W.L. Gore & Assoc. paid out the $208.9 million in enhanced damages it owed to C.R. Bard (NYSE:BCR) in the decades-long stent graft patent war between the 2 companies.
In January a federal appeals court upheld a judgment of willful infringement against Gore, tacking on an extra $205 million to the $854 million Gore already owed Bard for trespassing its stent graft patents. Today Bard said it received the willfulness damages payment May 1.

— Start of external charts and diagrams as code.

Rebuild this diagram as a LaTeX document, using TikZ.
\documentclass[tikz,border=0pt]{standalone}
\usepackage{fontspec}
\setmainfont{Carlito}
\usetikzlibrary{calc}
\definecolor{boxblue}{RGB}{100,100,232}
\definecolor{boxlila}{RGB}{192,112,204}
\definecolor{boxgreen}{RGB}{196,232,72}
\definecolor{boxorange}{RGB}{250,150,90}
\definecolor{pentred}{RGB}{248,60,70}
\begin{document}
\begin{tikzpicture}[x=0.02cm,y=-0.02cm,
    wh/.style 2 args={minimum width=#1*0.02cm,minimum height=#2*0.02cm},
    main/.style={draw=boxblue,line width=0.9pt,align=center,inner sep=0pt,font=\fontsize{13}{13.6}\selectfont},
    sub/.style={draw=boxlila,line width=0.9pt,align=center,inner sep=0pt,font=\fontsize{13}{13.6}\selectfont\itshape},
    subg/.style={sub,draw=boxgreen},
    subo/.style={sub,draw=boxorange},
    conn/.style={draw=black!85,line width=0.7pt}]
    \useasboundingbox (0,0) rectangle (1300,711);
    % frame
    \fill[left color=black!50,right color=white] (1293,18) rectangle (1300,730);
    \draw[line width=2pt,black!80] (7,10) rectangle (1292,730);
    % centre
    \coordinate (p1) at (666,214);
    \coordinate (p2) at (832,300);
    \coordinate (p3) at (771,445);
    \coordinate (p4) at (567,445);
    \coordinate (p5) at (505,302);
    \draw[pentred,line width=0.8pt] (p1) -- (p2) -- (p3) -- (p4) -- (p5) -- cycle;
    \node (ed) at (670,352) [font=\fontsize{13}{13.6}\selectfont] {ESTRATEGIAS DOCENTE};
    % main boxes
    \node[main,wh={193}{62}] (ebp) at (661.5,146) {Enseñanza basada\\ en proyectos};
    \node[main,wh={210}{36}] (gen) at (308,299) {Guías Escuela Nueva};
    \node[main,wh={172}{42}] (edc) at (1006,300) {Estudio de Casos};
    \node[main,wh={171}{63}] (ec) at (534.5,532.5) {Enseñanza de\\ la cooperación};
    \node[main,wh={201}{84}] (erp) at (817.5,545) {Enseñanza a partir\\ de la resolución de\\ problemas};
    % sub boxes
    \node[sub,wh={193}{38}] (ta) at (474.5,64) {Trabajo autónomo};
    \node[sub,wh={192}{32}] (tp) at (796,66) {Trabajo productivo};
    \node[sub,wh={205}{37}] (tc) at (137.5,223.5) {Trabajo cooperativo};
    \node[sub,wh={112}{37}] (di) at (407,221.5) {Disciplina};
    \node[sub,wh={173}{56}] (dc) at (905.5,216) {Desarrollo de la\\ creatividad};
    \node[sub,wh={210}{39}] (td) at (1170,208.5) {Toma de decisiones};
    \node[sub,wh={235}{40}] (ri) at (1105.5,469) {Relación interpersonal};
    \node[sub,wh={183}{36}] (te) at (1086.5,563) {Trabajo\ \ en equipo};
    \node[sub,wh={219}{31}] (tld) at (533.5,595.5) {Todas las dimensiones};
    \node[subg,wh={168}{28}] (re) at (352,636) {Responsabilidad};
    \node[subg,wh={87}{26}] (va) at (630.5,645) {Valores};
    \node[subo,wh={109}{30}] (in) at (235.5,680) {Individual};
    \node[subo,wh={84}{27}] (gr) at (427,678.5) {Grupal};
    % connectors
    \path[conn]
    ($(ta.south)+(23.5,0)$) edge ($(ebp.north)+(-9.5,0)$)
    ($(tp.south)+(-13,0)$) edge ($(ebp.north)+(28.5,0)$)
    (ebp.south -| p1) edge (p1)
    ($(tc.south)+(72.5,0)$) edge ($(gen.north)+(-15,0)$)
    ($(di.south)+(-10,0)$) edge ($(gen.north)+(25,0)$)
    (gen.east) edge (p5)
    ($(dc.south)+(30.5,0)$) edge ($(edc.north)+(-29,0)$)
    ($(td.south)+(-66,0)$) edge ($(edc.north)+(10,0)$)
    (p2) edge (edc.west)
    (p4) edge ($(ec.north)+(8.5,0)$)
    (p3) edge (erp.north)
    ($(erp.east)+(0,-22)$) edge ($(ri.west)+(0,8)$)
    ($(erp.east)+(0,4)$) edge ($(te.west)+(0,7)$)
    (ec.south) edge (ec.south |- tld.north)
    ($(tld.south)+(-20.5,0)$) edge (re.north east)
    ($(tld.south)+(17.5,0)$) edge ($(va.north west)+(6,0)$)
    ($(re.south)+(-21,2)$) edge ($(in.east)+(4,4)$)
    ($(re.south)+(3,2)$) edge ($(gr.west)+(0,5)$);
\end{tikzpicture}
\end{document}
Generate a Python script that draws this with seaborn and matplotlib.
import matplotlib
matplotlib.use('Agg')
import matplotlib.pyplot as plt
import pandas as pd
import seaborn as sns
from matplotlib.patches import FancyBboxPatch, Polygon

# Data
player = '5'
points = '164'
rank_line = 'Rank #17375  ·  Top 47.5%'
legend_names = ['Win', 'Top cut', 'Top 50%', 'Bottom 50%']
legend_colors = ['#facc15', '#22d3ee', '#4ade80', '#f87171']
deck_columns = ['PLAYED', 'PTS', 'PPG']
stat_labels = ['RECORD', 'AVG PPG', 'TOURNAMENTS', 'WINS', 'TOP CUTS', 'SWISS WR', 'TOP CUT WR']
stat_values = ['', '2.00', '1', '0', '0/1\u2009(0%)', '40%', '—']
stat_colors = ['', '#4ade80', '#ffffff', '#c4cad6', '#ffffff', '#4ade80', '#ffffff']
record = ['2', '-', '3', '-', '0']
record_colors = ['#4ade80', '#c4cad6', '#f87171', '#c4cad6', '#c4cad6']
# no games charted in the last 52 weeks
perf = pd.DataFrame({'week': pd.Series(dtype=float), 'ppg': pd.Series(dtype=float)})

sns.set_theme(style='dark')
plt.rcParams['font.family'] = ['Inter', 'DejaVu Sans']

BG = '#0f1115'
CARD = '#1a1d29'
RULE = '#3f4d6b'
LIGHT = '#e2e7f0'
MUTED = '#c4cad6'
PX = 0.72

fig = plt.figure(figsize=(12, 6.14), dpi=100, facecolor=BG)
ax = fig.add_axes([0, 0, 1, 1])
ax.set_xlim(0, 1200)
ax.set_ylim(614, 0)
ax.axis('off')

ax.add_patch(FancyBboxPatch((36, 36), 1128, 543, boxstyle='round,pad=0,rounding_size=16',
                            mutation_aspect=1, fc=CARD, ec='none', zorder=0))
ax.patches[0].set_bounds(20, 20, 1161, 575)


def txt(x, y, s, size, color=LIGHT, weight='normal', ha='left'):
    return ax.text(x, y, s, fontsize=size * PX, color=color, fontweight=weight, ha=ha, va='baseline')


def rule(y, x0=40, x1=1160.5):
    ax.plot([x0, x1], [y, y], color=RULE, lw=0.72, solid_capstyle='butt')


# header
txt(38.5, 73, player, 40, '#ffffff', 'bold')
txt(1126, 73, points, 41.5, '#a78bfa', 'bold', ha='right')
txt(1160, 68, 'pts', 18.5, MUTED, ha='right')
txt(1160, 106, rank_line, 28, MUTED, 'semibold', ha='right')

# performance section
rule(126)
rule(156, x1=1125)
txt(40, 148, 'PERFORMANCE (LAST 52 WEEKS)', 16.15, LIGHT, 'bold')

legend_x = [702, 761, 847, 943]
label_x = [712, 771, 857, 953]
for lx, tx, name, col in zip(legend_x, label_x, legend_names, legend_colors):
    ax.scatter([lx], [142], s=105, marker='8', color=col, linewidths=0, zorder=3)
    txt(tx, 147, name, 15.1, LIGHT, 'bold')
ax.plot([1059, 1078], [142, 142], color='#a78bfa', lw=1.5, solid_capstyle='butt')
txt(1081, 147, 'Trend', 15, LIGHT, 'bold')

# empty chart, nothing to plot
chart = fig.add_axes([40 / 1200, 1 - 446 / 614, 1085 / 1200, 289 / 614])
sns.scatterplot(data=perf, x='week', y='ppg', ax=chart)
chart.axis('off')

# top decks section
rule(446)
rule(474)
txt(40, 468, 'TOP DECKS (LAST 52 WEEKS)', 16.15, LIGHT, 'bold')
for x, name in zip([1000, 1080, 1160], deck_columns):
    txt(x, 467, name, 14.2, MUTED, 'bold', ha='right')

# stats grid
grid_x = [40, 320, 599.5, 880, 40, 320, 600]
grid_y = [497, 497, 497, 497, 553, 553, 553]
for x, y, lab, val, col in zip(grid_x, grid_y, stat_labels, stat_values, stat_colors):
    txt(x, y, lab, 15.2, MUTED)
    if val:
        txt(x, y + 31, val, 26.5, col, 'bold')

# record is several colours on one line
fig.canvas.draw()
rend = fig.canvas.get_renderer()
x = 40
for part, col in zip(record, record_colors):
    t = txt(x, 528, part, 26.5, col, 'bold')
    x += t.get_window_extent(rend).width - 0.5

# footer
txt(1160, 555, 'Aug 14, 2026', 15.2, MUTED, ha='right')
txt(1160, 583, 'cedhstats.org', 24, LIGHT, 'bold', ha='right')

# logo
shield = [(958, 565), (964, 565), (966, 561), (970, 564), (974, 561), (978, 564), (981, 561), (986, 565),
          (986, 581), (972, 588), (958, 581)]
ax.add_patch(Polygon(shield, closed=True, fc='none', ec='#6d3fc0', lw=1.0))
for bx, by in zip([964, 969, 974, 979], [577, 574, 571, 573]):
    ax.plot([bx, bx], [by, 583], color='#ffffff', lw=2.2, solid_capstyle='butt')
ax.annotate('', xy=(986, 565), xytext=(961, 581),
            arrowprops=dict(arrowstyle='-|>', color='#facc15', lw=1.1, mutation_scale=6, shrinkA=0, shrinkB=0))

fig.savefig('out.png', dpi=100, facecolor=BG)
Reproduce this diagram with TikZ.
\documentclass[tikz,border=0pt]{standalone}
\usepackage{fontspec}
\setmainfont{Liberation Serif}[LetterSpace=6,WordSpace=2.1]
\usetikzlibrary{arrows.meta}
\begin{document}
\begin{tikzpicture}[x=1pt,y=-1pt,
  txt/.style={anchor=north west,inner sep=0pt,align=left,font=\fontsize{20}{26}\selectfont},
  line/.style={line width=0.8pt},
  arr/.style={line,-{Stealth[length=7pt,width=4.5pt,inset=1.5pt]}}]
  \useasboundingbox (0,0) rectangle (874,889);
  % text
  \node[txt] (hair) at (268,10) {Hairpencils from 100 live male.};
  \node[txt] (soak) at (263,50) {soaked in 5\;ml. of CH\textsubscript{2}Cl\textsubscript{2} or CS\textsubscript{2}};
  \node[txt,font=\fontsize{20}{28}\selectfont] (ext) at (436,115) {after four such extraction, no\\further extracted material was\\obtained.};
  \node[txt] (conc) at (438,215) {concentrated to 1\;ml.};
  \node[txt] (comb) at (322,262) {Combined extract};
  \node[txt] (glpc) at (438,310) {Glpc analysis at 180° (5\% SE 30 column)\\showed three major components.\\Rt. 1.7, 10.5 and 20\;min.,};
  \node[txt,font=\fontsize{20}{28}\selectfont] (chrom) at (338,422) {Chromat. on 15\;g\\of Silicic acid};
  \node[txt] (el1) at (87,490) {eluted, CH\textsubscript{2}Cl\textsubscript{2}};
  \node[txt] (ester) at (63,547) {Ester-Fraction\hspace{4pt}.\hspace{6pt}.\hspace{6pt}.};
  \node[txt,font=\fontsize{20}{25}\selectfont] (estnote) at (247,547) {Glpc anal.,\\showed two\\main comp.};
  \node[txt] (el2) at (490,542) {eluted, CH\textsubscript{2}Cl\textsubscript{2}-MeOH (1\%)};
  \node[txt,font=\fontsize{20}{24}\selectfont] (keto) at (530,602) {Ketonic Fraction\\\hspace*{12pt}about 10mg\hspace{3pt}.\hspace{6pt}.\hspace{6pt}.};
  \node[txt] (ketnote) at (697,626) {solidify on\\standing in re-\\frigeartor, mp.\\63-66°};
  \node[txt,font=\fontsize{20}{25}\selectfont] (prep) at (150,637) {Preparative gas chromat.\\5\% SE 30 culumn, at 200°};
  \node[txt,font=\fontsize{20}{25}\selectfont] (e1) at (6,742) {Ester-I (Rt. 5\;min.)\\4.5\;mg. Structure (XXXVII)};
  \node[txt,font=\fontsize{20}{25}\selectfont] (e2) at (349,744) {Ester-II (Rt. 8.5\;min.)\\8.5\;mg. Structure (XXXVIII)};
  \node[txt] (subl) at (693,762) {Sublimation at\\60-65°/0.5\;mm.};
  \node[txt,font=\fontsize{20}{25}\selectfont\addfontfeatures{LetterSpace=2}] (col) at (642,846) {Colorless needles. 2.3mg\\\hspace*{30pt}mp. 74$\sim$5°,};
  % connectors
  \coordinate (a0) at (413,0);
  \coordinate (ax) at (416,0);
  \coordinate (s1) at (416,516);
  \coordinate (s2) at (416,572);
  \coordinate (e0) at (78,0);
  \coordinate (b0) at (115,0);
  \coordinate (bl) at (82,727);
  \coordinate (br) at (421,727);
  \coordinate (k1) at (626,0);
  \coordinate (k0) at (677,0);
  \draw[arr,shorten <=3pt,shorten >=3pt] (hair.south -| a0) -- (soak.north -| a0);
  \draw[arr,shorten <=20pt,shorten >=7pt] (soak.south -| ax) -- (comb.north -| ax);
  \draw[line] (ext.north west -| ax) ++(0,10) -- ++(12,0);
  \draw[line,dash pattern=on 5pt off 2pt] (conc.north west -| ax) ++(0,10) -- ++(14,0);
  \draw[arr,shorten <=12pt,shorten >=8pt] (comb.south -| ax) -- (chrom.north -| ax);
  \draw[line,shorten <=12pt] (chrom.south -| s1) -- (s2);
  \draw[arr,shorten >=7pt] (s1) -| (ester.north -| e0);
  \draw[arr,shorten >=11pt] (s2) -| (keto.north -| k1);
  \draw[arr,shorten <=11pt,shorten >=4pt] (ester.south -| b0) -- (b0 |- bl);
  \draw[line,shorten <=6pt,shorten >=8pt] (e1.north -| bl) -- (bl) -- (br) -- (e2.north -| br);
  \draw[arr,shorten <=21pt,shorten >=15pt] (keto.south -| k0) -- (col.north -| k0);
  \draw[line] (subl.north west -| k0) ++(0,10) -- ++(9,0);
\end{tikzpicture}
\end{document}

Gore had asked the U.S. Court of Appeals for the Federal Circuit for a rehearing and an en banc rehearing, but was rebuffed without comment in April. Gore could still appeal to the U.S. Supreme Court. The case dates all the way back to the early 1970s, when a Gore engineer named Peter Cooper, invented a key claim in the patent, Gore alleged.
But Judge Mary Murguia of the U.S. District Court for Arizona initially ruled that the patent was invented by Dr. David Goldfarb, who later assigned it to Bard. Her 1st decision boosted Bard’s $185.6 million jury award to $371.2 million, prompting Gore to appeal. The U.S. Court of Appeals for the Federal Circuit upheld Murguia in February 2012 (sending BCR shares up 2%) and affirmed that judgment in June 2012. Gore’s subsequent appeal to the U.S. Supreme Court in October 2012 was denied early in 2013. That July, the U.S. Patent & Trademark Office upheld the validity of the Bard patent.
But in 2012 the Federal Circuit bench tasked Murguia with reviewing her willfulness finding. In October 2013 Murguia upheld that ruling, finding Gore’s infringement willful and declining to revisit her decision on enhanced damages and legal fees and denying Gore’s bid for a new trial. Gore appealed again to the Federal Circuit, which once again affirmed Murguia.